STORED DATA =>
= = = = = = =

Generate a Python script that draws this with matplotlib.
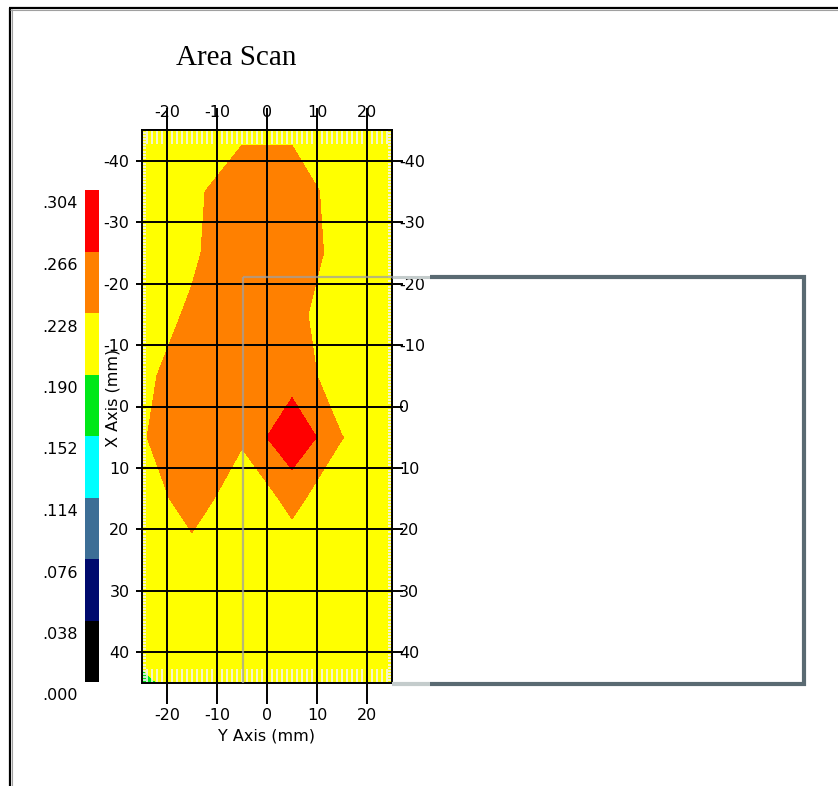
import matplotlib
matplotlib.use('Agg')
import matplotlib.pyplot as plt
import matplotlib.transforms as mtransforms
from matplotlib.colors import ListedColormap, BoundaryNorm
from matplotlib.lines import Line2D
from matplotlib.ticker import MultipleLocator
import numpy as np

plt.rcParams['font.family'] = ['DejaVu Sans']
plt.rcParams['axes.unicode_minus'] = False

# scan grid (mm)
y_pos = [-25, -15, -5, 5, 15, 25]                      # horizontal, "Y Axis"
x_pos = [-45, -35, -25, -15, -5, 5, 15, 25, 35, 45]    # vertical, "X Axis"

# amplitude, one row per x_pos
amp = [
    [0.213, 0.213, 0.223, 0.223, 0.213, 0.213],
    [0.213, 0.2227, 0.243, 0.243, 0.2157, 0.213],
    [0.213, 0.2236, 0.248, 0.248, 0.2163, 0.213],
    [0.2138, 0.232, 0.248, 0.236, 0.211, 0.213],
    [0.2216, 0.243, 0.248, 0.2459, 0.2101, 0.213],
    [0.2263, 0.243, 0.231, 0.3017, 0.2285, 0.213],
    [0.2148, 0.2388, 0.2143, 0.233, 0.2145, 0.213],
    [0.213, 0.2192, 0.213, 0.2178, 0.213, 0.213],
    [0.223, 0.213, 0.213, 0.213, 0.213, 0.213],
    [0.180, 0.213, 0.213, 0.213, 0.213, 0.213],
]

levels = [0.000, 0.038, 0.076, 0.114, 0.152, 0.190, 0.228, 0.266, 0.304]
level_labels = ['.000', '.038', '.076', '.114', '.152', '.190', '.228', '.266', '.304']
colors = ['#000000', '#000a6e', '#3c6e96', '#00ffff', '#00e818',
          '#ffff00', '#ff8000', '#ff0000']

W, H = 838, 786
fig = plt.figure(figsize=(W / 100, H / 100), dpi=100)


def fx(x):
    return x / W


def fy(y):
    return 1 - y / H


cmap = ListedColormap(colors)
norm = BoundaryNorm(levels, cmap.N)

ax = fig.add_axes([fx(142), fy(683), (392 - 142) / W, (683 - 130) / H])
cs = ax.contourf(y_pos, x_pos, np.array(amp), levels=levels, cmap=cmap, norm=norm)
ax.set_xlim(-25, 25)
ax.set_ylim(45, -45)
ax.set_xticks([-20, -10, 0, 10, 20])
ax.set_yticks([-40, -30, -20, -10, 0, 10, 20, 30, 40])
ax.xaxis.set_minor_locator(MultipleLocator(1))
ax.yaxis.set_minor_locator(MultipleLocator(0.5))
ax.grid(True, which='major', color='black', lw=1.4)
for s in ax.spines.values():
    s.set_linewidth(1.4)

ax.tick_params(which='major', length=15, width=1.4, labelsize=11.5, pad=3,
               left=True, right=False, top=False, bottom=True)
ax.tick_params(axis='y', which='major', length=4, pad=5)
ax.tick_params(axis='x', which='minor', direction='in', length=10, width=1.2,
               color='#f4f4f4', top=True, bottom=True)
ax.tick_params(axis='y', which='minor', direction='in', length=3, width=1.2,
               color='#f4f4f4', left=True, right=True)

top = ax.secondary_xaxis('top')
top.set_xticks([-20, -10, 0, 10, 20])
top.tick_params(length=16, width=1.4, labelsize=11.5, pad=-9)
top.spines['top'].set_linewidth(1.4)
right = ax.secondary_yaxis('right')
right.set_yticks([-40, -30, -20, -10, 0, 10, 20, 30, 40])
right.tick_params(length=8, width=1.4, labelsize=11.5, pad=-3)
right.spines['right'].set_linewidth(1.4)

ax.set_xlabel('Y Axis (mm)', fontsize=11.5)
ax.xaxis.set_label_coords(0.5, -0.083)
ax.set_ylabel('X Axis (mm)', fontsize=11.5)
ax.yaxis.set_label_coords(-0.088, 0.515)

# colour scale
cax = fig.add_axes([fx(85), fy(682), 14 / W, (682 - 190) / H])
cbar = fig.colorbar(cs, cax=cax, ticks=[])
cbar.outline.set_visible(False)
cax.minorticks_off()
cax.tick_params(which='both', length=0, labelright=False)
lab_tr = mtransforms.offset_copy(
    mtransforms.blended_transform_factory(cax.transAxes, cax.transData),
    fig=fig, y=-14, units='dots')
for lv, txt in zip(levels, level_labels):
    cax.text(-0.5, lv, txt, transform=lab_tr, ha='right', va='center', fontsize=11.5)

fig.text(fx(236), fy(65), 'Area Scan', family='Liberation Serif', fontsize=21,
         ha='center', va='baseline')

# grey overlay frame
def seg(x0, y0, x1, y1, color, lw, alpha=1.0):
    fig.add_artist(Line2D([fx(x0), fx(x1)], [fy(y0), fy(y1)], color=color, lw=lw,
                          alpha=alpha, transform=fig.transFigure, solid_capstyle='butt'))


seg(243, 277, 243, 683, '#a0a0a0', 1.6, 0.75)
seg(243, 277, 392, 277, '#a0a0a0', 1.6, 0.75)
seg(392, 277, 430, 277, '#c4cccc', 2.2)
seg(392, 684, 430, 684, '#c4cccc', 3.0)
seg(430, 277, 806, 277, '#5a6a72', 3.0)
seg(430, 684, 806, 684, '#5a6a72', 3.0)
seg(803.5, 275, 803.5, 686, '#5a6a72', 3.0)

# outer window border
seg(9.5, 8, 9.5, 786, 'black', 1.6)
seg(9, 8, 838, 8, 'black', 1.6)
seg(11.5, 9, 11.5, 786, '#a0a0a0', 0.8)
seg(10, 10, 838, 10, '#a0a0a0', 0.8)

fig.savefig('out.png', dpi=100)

= = = = = = =

WHAT IS REQUIRED => Pick out all lines containing the string "matplotlib".

SOLUTION =>
Generate a Python script that draws this with matplotlib.
import matplotlib
matplotlib.use('Agg')
import matplotlib.pyplot as plt
import matplotlib.transforms as mtransforms
from matplotlib.colors import ListedColormap, BoundaryNorm
from matplotlib.lines import Line2D
from matplotlib.ticker import MultipleLocator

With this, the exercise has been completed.